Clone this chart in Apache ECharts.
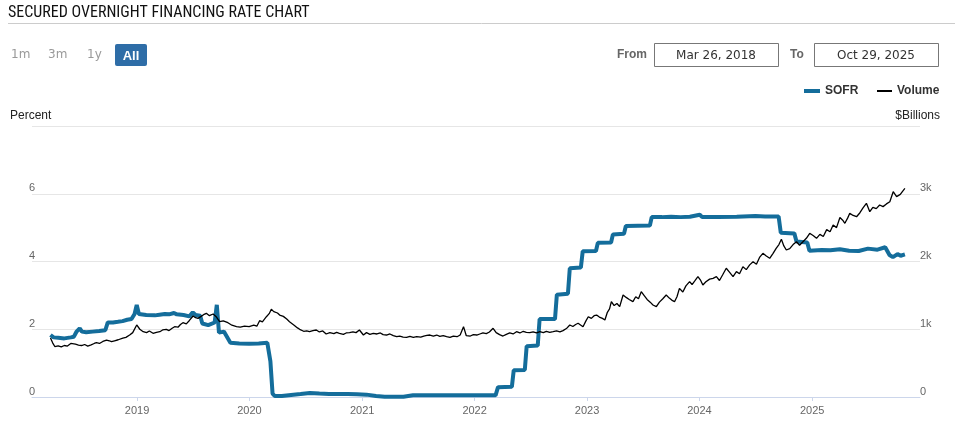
<!DOCTYPE html>
<html><head><meta charset="utf-8">
<script src="https://cdn.jsdelivr.net/npm/echarts@6/dist/echarts.min.js"></script>
<style>html,body{margin:0;padding:0;background:#fff}#c{width:955px;height:426px}</style>
</head><body><div id="c"></div>
<script>
// ---- data ----
const sofrSeries = [
['2018-03-26',1.83],['2018-04-05',1.76],['2018-04-20',1.75],['2018-05-10',1.73],['2018-05-31',1.76],['2018-06-10',1.78],
['2018-06-18',1.92],['2018-06-29',2.03],['2018-07-06',1.93],['2018-07-20',1.91],['2018-08-10',1.93],['2018-08-31',1.95],
['2018-09-20',1.97],['2018-09-28',2.20],['2018-10-15',2.20],['2018-10-31',2.22],['2018-11-15',2.24],['2018-11-30',2.28],
['2018-12-14',2.30],['2018-12-24',2.45],['2018-12-31',2.72],['2019-01-07',2.45],['2019-01-31',2.42],['2019-02-28',2.41],
['2019-03-15',2.43],['2019-04-01',2.45],['2019-04-15',2.44],['2019-05-01',2.48],['2019-05-10',2.44],['2019-06-01',2.42],
['2019-06-20',2.38],['2019-07-01',2.50],['2019-07-10',2.42],['2019-07-25',2.40],['2019-08-01',2.17],['2019-08-20',2.12],
['2019-09-10',2.20],['2019-09-17',2.72],['2019-09-24',1.90],['2019-10-10',1.93],['2019-10-31',1.60],['2019-11-29',1.58],
['2019-12-31',1.57],['2020-01-31',1.58],['2020-02-28',1.60],['2020-03-02',1.60],['2020-03-09',1.05],['2020-03-16',0.10],
['2020-03-23',0.03],['2020-04-15',0.03],['2020-05-15',0.06],['2020-06-15',0.09],['2020-07-15',0.12],['2020-08-15',0.10],
['2020-09-15',0.09],['2020-10-15',0.09],['2020-11-15',0.09],['2020-12-15',0.08],['2021-01-15',0.07],['2021-02-15',0.03],
['2021-03-15',0.01],['2021-04-15',0.01],['2021-05-15',0.01],['2021-06-15',0.05],['2021-09-15',0.05],['2021-12-15',0.05],
['2022-03-10',0.05],['2022-03-18',0.29],['2022-05-02',0.30],['2022-05-08',0.79],['2022-06-13',0.80],['2022-06-19',1.50],
['2022-07-25',1.52],['2022-07-31',2.30],['2022-09-19',2.30],['2022-09-25',3.02],['2022-10-31',3.05],['2022-11-06',3.80],
['2022-12-12',3.82],['2022-12-18',4.30],['2023-01-30',4.31],['2023-02-05',4.55],['2023-03-20',4.56],['2023-03-26',4.80],
['2023-05-01',4.82],['2023-05-07',5.05],['2023-07-24',5.06],['2023-07-30',5.31],['2023-09-01',5.31],['2023-10-01',5.32],
['2023-11-01',5.31],['2023-12-01',5.32],['2024-01-02',5.38],['2024-01-10',5.31],['2024-03-01',5.31],['2024-05-01',5.32],
['2024-07-01',5.34],['2024-08-01',5.33],['2024-09-14',5.33],['2024-09-21',4.85],['2024-11-04',4.83],['2024-11-11',4.59],
['2024-12-16',4.56],['2024-12-23',4.32],['2025-02-01',4.34],['2025-03-01',4.33],['2025-04-01',4.36],['2025-05-01',4.32],
['2025-06-01',4.31],['2025-07-01',4.38],['2025-08-01',4.35],['2025-08-26',4.42],['2025-09-09',4.19],['2025-09-20',4.13],
['2025-10-05',4.22],['2025-10-15',4.17],['2025-10-29',4.21]
];
const volumeSeries = [
['2018-03-26',870],['2018-04-02',800],['2018-04-09',745],['2018-04-20',755],['2018-04-30',740],['2018-05-10',760],['2018-05-20',752],
['2018-05-31',790],['2018-06-05',816],['2018-06-15',780],['2018-06-25',767],['2018-07-05',760],['2018-07-15',775],['2018-07-25',752],
['2018-08-05',770],['2018-08-15',790],['2018-08-22',801],['2018-09-01',790],['2018-09-12',820],['2018-09-24',841],['2018-10-03',830],
['2018-10-10',816],['2018-10-20',830],['2018-11-01',845],['2018-11-06',841],['2018-11-16',870],['2018-11-26',880],['2018-12-08',915],
['2018-12-18',950],['2018-12-31',1063],
['2019-01-10',1000],['2019-01-21',964],['2019-02-01',950],['2019-02-10',975],['2019-02-22',940],['2019-03-05',955],['2019-03-16',964],
['2019-03-25',990],['2019-04-06',999],['2019-04-15',980],['2019-04-25',1015],['2019-05-03',1038],['2019-05-14',1030],['2019-05-22',1070],
['2019-05-30',1097],['2019-06-10',1080],['2019-06-20',1130],['2019-07-02',1196],['2019-07-10',1170],['2019-07-18',1161],['2019-07-28',1190],
['2019-08-05',1215],['2019-08-14',1235],['2019-08-24',1200],['2019-09-05',1225],['2019-09-16',1180],['2019-09-26',1111],['2019-10-08',1125],
['2019-10-23',1097],['2019-11-05',1060],['2019-11-20',1038],['2019-12-02',1030],['2019-12-16',1045],['2019-12-31',1038],
['2020-01-15',1060],['2020-01-25',1045],['2020-02-03',1126],['2020-02-12',1110],['2020-02-25',1185],['2020-03-05',1230],['2020-03-12',1294],
['2020-03-20',1260],['2020-04-01',1240],['2020-04-08',1210],['2020-04-20',1190],['2020-05-01',1150],['2020-05-10',1111],['2020-05-25',1060],
['2020-06-05',1020],['2020-06-12',999],['2020-06-25',970],['2020-07-05',975],['2020-07-14',964],['2020-07-25',980],['2020-08-05',989],
['2020-08-15',960],['2020-08-26',975],['2020-09-06',930],['2020-09-18',950],['2020-10-01',935],['2020-10-10',955],['2020-10-19',940],
['2020-11-01',925],['2020-11-10',945],['2020-11-21',949],['2020-12-02',960],['2020-12-12',950],['2020-12-23',989],
['2021-01-05',915],['2021-01-15',950],['2021-01-26',925],['2021-02-06',940],['2021-02-18',930],['2021-03-01',945],['2021-03-10',920],
['2021-03-21',915],['2021-04-01',930],['2021-04-12',905],['2021-04-23',890],['2021-05-03',900],['2021-05-14',885],['2021-05-25',881],
['2021-06-05',895],['2021-06-16',880],['2021-06-27',890],['2021-07-10',885],['2021-07-20',900],['2021-07-30',910],['2021-08-09',915],
['2021-08-20',900],['2021-08-31',915],['2021-09-10',895],['2021-09-21',905],['2021-10-02',890],['2021-10-13',881],['2021-10-24',900],
['2021-11-05',890],['2021-11-15',915],['2021-11-26',1038],['2021-12-05',905],['2021-12-18',900],['2021-12-28',920],
['2022-01-08',915],['2022-01-18',930],['2022-01-28',945],['2022-02-08',935],['2022-02-18',960],['2022-03-02',1014],['2022-03-12',950],
['2022-03-23',920],['2022-04-03',900],['2022-04-14',925],['2022-04-25',945],['2022-05-06',930],['2022-05-17',964],['2022-05-28',945],
['2022-06-08',970],['2022-06-18',955],['2022-06-29',949],['2022-07-10',960],['2022-07-21',945],['2022-08-01',964],['2022-08-12',950],
['2022-08-22',970],['2022-09-02',955],['2022-09-13',964],['2022-09-24',975],['2022-10-05',960],['2022-10-15',979],['2022-10-26',1010],
['2022-11-06',1063],['2022-11-16',1040],['2022-11-25',1070],['2022-12-03',1088],['2022-12-12',1060],['2022-12-19',1038],['2022-12-28',1120],
['2023-01-05',1185],['2023-01-15',1160],['2023-01-24',1200],['2023-02-01',1210],['2023-02-10',1180],['2023-02-20',1160],['2023-02-28',1137],
['2023-03-08',1250],['2023-03-15',1300],['2023-03-21',1407],['2023-03-30',1350],['2023-04-08',1380],['2023-04-17',1333],['2023-04-28',1506],
['2023-05-08',1470],['2023-05-18',1440],['2023-05-30',1407],['2023-06-08',1480],['2023-06-17',1450],['2023-06-26',1554],['2023-07-05',1500],
['2023-07-15',1440],['2023-07-25',1400],['2023-08-03',1358],['2023-08-14',1333],['2023-08-24',1400],['2023-09-04',1450],['2023-09-15',1506],
['2023-09-25',1460],['2023-10-03',1430],['2023-10-12',1407],['2023-10-20',1480],['2023-10-28',1604],['2023-11-08',1550],['2023-11-18',1640],
['2023-11-30',1702],['2023-12-08',1660],['2023-12-18',1720],['2023-12-27',1776],
['2024-01-05',1720],['2024-01-12',1653],['2024-01-22',1700],['2024-02-03',1740],['2024-02-14',1752],['2024-02-25',1776],['2024-03-06',1720],
['2024-03-16',1800],['2024-03-28',1900],['2024-04-08',1840],['2024-04-19',1776],['2024-04-30',1850],['2024-05-10',1820],['2024-05-21',1923],
['2024-06-01',1880],['2024-06-12',1950],['2024-06-23',1997],['2024-07-04',1960],['2024-07-14',2060],['2024-07-25',2121],['2024-08-05',2080],
['2024-08-16',2047],['2024-08-27',2120],['2024-09-06',2195],['2024-09-15',2250],['2024-09-23',2328],['2024-10-01',2230],['2024-10-09',2170],
['2024-10-20',2190],['2024-10-31',2250],['2024-11-11',2292],['2024-11-21',2240],['2024-12-02',2292],['2024-12-13',2342],['2024-12-24',2416],
['2025-01-05',2380],['2025-01-15',2342],['2025-01-26',2400],['2025-02-06',2370],['2025-02-17',2470],['2025-02-28',2440],['2025-03-10',2539],
['2025-03-21',2500],['2025-04-01',2650],['2025-04-10',2610],['2025-04-17',2564],['2025-04-26',2640],['2025-05-03',2711],['2025-05-14',2680],
['2025-05-25',2661],['2025-06-05',2720],['2025-06-15',2790],['2025-06-26',2859],['2025-07-07',2735],['2025-07-17',2800],['2025-07-28',2780],
['2025-08-08',2834],['2025-08-19',2810],['2025-08-30',2850],['2025-09-10',2883],['2025-09-21',3030],['2025-10-02',2957],['2025-10-14',2990],
['2025-10-22',3040],['2025-10-29',3080]
];
const percentTicks = {min: 0, max: 8, interval: 2};
const billionTicks = {min: 0, max: 4000, interval: 1000};
const rangeButtons = ['1m', '3m', '1y', 'All'];
const fromDate = 'Mar 26, 2018';
const toDate = 'Oct 29, 2025';

// ---- chart ----
const chart = echarts.init(document.getElementById('c'), null, {renderer: 'canvas'});
const baseFont = '"Liberation Sans", Arial, sans-serif';
function T(x, y, text, fill, font, align) {
  return {type: 'text', x: x, y: y, silent: true,
    style: {text: text, fill: fill, font: font, align: align || 'left', verticalAlign: 'middle',
            textAlign: align || 'left', textVerticalAlign: 'middle'}};
}
const graphics = [
  T(8, 13, 'SECURED OVERNIGHT FINANCING RATE CHART', '#111', '16px "Liberation Sans Narrow", "Arial Narrow", "Roboto Condensed", sans-serif'),
  {type: 'line', silent: true, shape: {x1: 8, y1: 23.5, x2: 955, y2: 23.5}, style: {stroke: '#cccccc', lineWidth: 1}},
  T(11, 55, rangeButtons[0], '#999', '12px "DejaVu Sans", sans-serif'),
  T(48, 55, rangeButtons[1], '#999', '12px "DejaVu Sans", sans-serif'),
  T(87, 55, rangeButtons[2], '#999', '12px "DejaVu Sans", sans-serif'),
  {type: 'rect', silent: true, shape: {x: 115, y: 44, width: 32, height: 22, r: 2}, style: {fill: '#2e6da7'}},
  T(131, 56, rangeButtons[3], '#fff', 'bold 13px ' + baseFont, 'center'),
  T(617, 55, 'From', '#666', 'bold 12px ' + baseFont),
  {type: 'rect', silent: true, shape: {x: 654.5, y: 43.5, width: 124, height: 23}, style: {fill: '#fff', stroke: '#777', lineWidth: 1}},
  T(716, 56, fromDate, '#333', '12px "DejaVu Sans", sans-serif', 'center'),
  T(790, 55, 'To', '#666', 'bold 12px ' + baseFont),
  {type: 'rect', silent: true, shape: {x: 814.5, y: 43.5, width: 124, height: 23}, style: {fill: '#fff', stroke: '#777', lineWidth: 1}},
  T(876, 56, toDate, '#333', '12px "DejaVu Sans", sans-serif', 'center'),
  T(10, 116, 'Percent', '#222', '12px ' + baseFont),
  T(940, 116, '$Billions', '#222', '12px ' + baseFont, 'right')
];

const YEAR = 365.25 * 24 * 3600 * 1000;
chart.setOption({
  animation: false,
  backgroundColor: '#fff',
  graphic: graphics,
  legend: [
    {data: ['SOFR'], left: 799, top: 80, itemWidth: 16, itemHeight: 4, icon: 'rect', itemGap: 0,
     textStyle: {fontWeight: 'bold', fontSize: 12, color: '#333', fontFamily: baseFont}},
    {data: ['Volume'], left: 872, top: 80, itemWidth: 15, itemHeight: 2, icon: 'rect', itemGap: 0,
     textStyle: {fontWeight: 'bold', fontSize: 12, color: '#333', fontFamily: baseFont}}
  ],
  grid: {left: 32, right: 35, top: 126, bottom: 29, containLabel: false},
  xAxis: {
    type: 'time',
    min: '2018-01-25', max: '2025-12-17',
    minInterval: YEAR * 0.99, maxInterval: YEAR * 1.01, splitNumber: 8,
    axisLine: {show: true, lineStyle: {color: '#ccd6eb', width: 1}},
    axisTick: {show: true, length: 4, lineStyle: {color: '#ccd6eb'}},
    splitLine: {show: false},
    axisLabel: {color: '#666', fontSize: 11, fontFamily: baseFont, margin: 8,
      formatter: function (v) { return String(new Date(v).getFullYear()); },
      showMinLabel: false, showMaxLabel: false}
  },
  yAxis: [
    {type: 'value', position: 'left', min: percentTicks.min, max: percentTicks.max, interval: percentTicks.interval,
     axisLine: {show: false}, axisTick: {show: false},
     splitLine: {show: true, lineStyle: {color: '#e6e6e6', width: 1}},
     axisLabel: {inside: true, margin: -3, verticalAlign: 'bottom', lineHeight: 11, color: '#666', fontSize: 11, fontFamily: baseFont,
       formatter: function (v) { return v === percentTicks.max ? '' : String(v); }}},
    {type: 'value', position: 'right', min: billionTicks.min, max: billionTicks.max, interval: billionTicks.interval,
     axisLine: {show: false}, axisTick: {show: false}, splitLine: {show: false},
     axisLabel: {inside: false, margin: 0, verticalAlign: 'bottom', lineHeight: 11, color: '#666', fontSize: 11, fontFamily: baseFont,
       formatter: function (v) { return v === billionTicks.max ? '' : (v === 0 ? '0' : (v / 1000) + 'k'); }}}
  ],
  series: [
    {name: 'SOFR', type: 'line', yAxisIndex: 0, data: sofrSeries, showSymbol: false, symbol: 'none',
     lineStyle: {color: '#146d9b', width: 4}, itemStyle: {color: '#146d9b'}, z: 2},
    {name: 'Volume', type: 'line', yAxisIndex: 1, data: volumeSeries, showSymbol: false, symbol: 'none',
     lineStyle: {color: '#000', width: 1.3}, itemStyle: {color: '#000'}, z: 3}
  ]
});
</script>
</body></html>
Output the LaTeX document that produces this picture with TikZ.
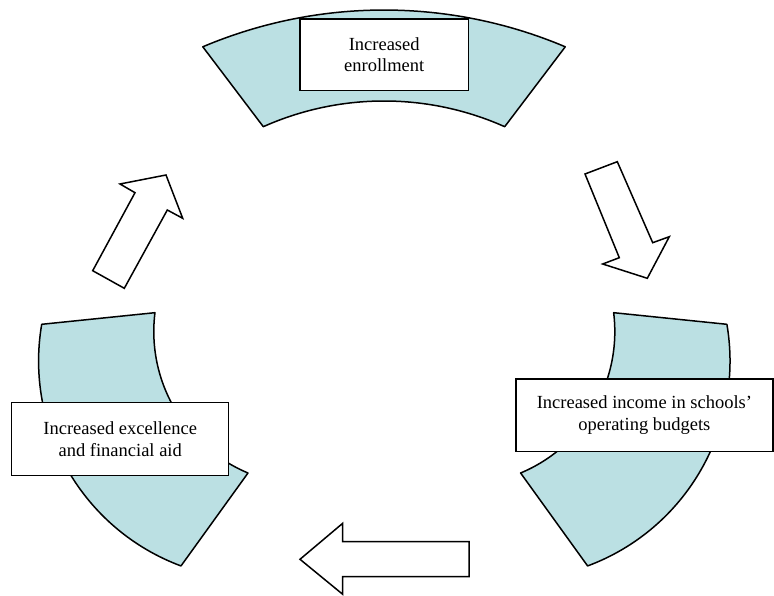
\documentclass[tikz,border=0pt]{standalone}
\usepackage{fontspec}
\setmainfont{Liberation Serif}
\definecolor{ringfill}{HTML}{BBE0E3}
\begin{document}
\begin{tikzpicture}[x=1pt,y=1pt,
  sector/.style={fill=ringfill, draw=black, line width=1.5pt, line join=round},
  blockarrow/.style={fill=white, draw=black, line width=1.5pt, line join=miter},
  textbox/.style={draw=black, fill=white, line width=1.5pt, align=center, inner sep=0pt,
    font=\fontsize{18.5}{21.5}\selectfont}]
\useasboundingbox (0,0) rectangle (774,595);
% ring segments
\draw[sector] (202.8,548.2) arc[start angle=112.94, end angle=67.06, radius=465]
  -- (504.7,468.3) arc[start angle=65.96, end angle=114.04, radius=296.3] -- cycle;
\draw[sector] (41.7,270.7) arc[start angle=170.34, end angle=249.58, radius=218.7]
  -- (248,122) arc[start angle=247.3, end angle=172.96, radius=153.4] -- cycle;
\draw[sector] (726.9,270.7) arc[start angle=9.66, end angle=-69.58, radius=218.7]
  -- (520.6,122) arc[start angle=-67.3, end angle=7.04, radius=153.4] -- cycle;
% text boxes
\node[textbox, minimum width=168.3pt, minimum height=71.7pt] (enroll) at (384.2,540.2) {Increased\\enrollment};
\node[textbox, minimum width=217pt, minimum height=73pt] (excel) at (120.2,155.8) {Increased excellence\\and financial aid};
\node[textbox, minimum width=257.3pt, minimum height=72.7pt] (income) at (644.4,179.7) {Increased income in schools’\\operating budgets};
% block arrows
\draw[blockarrow] (92.7,324.3) -- (124.3,306.7) -- (167.3,385) -- (182.7,376.7) -- (166,420) -- (120,411) -- (135,402.3) -- cycle;
\draw[blockarrow] (585,421) -- (617.3,433.3) -- (652.7,352.3) -- (669.3,358.3) -- (647.3,316.7) -- (602.7,331) -- (619.3,337.3) -- cycle;
\draw[blockarrow] (300,35.7) -- (342.7,71.7) -- (342.7,53.3) -- (469,53.3) -- (469,18.3) -- (342.7,18.3) -- (342.7,0.7) -- cycle;
\end{tikzpicture}
\end{document}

★ ★ ★ ★ ★ ★ ★

— Written instruction —
Pull out all lines containing the word "this" from the entries above.

— Expected answer —
Clone this chart in Apache ECharts.
Output the LaTeX document that produces this picture with TikZ.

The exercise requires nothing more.